Setelah keluar dari Mesir, Nabi Mūsā ‘alaihis-salām bersama Bani Israil menuju negeri Ariḥa — wilayah kaum Jabbārīn, orang-orang yang sangat kuat dan perkasa, yaitu tanah suci Baitul Maqdis.

Musa kemudian mengutus dua belas pemimpin dari tiap suku Bani Israil untuk menyelidiki keadaan negeri itu. Namun, dalam perjalanan, mereka berhadapan dengan sosok raksasa bernama ‘Awj bin ‘Ināq. Ia menangkap dua belas orang itu, mengangkat mereka, dan hendak menginjak mereka. Namun istrinya melarang dan memintanya membebaskan mereka agar mereka pulang membawa kabar tentang kekuatan kaum Jabbarin.

Ketika mereka kembali, sepuluh dari dua belas orang itu menyebarkan ketakutan kepada kaumnya, menceritakan betapa kuatnya kaum tersebut. Hanya dua orang yang tetap jujur dan beriman — yaitu Yusya‘ bin Nūn dan Kalab bin Yufannā, ipar Nabi Musa — yang menenangkan kaum mereka agar percaya kepada pertolongan Allah.

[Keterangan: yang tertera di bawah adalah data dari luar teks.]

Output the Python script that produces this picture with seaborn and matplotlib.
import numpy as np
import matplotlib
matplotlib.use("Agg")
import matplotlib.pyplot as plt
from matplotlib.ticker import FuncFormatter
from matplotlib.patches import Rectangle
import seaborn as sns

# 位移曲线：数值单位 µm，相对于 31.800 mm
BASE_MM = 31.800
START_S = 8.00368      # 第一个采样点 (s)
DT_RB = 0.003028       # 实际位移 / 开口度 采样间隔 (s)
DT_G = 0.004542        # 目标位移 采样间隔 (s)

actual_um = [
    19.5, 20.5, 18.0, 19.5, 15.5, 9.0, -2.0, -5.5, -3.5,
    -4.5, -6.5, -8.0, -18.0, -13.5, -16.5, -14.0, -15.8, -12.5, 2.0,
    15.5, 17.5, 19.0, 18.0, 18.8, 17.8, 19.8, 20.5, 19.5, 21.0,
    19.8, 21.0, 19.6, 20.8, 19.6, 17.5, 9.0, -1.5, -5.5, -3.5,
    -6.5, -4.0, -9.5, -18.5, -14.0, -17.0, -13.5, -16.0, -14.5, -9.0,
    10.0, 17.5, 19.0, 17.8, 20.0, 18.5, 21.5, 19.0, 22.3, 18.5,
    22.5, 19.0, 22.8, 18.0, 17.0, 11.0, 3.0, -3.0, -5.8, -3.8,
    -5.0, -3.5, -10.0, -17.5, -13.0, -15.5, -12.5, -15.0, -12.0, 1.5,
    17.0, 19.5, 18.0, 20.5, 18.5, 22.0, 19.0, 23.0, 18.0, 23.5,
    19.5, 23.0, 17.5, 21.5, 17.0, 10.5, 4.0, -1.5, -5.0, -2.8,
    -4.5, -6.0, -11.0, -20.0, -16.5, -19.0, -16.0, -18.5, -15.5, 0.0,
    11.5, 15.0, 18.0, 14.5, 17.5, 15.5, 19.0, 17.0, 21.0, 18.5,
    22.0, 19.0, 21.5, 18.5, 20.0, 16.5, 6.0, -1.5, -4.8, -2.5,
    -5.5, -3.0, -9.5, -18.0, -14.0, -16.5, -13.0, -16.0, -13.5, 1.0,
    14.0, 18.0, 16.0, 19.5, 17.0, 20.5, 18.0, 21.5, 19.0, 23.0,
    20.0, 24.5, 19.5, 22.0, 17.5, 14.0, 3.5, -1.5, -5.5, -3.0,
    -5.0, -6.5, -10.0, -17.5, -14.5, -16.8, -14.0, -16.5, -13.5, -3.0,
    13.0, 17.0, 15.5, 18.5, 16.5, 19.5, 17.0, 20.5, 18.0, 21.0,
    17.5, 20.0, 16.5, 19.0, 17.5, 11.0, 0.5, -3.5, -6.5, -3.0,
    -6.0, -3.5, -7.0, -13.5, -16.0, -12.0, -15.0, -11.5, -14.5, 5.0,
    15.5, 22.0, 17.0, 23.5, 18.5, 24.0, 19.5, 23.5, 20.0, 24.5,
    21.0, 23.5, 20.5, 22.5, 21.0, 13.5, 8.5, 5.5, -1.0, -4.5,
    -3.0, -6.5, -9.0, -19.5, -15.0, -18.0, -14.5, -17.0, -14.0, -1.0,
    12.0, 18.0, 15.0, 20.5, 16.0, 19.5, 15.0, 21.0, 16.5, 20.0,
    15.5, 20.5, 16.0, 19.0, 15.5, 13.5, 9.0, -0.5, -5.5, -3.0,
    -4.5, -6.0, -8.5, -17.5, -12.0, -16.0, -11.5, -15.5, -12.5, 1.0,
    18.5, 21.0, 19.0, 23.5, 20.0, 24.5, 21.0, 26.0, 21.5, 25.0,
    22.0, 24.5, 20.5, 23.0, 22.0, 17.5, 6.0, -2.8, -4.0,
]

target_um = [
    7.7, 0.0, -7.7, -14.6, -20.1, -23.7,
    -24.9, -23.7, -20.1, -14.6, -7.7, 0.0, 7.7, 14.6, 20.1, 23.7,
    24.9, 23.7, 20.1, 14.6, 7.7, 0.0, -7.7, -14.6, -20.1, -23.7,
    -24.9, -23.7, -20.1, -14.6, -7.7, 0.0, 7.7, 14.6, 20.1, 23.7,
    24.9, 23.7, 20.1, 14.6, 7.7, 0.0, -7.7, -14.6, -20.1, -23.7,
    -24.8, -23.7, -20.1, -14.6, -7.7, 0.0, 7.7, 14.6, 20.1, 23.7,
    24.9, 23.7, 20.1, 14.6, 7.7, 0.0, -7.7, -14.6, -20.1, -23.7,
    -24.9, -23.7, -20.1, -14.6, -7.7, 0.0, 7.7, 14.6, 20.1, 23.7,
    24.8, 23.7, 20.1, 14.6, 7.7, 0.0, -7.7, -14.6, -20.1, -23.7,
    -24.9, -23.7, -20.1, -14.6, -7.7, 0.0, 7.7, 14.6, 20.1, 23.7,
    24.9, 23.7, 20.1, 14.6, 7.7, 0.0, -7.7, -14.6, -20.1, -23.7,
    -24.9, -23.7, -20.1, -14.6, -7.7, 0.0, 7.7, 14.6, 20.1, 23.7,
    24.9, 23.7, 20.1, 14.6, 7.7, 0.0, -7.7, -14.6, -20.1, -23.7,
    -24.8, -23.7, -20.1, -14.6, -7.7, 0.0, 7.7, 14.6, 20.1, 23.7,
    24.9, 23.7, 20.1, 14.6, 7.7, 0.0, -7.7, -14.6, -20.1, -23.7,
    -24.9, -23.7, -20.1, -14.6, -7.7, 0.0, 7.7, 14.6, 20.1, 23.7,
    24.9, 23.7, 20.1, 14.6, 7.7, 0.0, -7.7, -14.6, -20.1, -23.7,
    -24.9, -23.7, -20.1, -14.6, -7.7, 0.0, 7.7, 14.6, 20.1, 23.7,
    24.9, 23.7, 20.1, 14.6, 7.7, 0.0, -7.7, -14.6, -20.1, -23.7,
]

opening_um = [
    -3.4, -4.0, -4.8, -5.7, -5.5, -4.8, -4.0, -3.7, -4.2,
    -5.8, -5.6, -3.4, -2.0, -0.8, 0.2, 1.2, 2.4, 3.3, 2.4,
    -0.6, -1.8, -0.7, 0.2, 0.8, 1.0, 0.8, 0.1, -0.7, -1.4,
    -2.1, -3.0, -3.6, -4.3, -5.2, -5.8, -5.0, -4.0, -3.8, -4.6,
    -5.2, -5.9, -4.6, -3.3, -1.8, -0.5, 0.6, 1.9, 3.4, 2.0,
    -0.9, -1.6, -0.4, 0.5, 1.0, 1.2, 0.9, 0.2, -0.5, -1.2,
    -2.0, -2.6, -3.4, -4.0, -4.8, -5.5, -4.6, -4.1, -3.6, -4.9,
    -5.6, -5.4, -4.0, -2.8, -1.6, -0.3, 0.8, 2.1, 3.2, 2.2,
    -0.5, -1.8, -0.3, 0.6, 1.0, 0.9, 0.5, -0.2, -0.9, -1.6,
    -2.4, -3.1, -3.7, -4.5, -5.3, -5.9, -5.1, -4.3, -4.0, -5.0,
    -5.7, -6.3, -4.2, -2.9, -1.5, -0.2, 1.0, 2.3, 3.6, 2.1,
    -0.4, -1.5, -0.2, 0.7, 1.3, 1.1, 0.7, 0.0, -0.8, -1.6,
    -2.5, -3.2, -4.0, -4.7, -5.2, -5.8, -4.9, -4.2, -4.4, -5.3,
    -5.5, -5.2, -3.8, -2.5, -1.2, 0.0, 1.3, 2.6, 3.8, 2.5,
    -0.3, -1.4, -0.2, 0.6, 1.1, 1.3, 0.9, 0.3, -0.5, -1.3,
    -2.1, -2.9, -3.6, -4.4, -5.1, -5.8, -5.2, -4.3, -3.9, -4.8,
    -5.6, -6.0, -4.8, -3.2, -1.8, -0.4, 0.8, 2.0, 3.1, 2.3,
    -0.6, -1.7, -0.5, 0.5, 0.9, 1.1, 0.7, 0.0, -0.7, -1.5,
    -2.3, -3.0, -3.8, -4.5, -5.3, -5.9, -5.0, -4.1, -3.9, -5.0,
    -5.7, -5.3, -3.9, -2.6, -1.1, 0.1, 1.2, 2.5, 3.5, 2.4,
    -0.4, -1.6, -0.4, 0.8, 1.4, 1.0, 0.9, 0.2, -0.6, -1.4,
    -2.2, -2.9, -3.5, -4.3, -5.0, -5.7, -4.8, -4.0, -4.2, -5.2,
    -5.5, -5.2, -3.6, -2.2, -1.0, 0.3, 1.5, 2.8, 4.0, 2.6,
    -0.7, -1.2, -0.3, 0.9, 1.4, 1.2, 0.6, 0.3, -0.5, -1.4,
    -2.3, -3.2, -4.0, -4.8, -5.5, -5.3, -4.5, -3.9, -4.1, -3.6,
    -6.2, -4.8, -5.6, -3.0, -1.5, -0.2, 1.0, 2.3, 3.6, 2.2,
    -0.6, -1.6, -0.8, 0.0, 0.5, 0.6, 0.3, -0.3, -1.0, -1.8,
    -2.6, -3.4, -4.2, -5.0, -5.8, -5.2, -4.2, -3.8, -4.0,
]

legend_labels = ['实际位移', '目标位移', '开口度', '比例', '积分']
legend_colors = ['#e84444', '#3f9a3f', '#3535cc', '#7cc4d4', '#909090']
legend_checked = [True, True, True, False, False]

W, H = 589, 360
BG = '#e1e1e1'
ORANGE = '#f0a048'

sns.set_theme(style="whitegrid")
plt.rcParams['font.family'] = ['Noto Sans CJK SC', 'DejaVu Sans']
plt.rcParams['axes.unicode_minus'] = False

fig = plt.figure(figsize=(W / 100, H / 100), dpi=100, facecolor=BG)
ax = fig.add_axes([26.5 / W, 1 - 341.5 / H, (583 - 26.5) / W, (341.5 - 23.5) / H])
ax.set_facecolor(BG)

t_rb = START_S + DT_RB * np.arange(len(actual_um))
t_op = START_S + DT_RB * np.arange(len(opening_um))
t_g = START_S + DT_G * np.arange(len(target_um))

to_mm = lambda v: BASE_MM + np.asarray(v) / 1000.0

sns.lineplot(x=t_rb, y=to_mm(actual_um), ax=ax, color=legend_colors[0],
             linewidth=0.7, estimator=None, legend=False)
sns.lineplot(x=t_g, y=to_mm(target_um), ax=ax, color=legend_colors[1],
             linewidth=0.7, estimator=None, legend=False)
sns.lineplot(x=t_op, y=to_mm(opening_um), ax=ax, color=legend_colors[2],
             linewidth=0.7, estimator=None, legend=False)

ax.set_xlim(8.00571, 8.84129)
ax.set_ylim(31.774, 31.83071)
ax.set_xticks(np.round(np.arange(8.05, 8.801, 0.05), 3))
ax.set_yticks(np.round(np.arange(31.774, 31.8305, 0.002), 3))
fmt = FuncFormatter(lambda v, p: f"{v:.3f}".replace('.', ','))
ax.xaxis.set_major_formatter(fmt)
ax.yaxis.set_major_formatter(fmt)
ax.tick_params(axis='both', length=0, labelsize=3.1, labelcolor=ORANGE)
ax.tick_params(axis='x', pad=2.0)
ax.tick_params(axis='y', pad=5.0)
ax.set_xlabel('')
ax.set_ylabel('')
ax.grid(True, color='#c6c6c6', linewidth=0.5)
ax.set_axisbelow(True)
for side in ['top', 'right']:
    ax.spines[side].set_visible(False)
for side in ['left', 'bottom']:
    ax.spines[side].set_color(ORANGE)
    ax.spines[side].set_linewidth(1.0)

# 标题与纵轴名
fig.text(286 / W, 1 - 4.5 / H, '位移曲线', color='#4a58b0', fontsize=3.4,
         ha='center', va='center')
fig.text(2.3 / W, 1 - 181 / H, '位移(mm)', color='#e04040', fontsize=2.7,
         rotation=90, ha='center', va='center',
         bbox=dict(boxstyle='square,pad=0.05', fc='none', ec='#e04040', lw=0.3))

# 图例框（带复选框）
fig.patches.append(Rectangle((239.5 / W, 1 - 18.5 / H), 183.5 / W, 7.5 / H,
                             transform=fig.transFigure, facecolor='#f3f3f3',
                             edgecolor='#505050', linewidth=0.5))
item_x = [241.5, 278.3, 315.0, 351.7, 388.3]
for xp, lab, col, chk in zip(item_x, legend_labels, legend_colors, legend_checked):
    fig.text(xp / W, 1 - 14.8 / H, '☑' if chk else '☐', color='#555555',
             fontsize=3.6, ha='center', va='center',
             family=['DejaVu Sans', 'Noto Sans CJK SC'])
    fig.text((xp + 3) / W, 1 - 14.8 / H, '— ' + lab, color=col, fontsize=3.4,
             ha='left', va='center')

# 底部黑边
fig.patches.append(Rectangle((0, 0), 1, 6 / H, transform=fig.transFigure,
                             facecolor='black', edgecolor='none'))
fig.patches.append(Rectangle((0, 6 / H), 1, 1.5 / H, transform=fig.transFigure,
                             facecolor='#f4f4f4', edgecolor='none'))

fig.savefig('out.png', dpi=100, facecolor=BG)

Namun Bani Israil menolak perintah Nabi Musa untuk maju. Mereka berkata dengan sombong:

“Pergilah engkau bersama Tuhanmu dan berperanglah kalian berdua, kami akan duduk menanti di sini saja.”
(QS. Al-Mā’idah: 24)


Hukuman Allah dan Kehidupan di Padang Tih

Karena keingkaran itu, Nabi Musa berdoa:

“Ya Tuhanku, aku tidak menguasai kecuali diriku dan saudaraku. Maka pisahkanlah kami dari kaum yang fasik ini.”
(QS. Al-Mā’idah: 25)

Allah pun menghukum mereka dengan menetapkan empat puluh tahun tersesat dan berkelana di padang Tih, sebuah dataran luas tanpa arah.

Namun kasih sayang Allah tetap bersama mereka.

  • Allah menurunkan manna (makanan manis seperti madu) dan salwa (burung puyuh) sebagai santapan setiap hari.

  • Ketika mereka kehausan, Musa memukul batu dengan tongkatnya hingga dua belas mata air memancar bagi setiap suku.

  • Awan menaungi mereka dari panas, dan pakaian mereka tumbuh bersama tubuhnya, tidak pernah robek ataupun usang.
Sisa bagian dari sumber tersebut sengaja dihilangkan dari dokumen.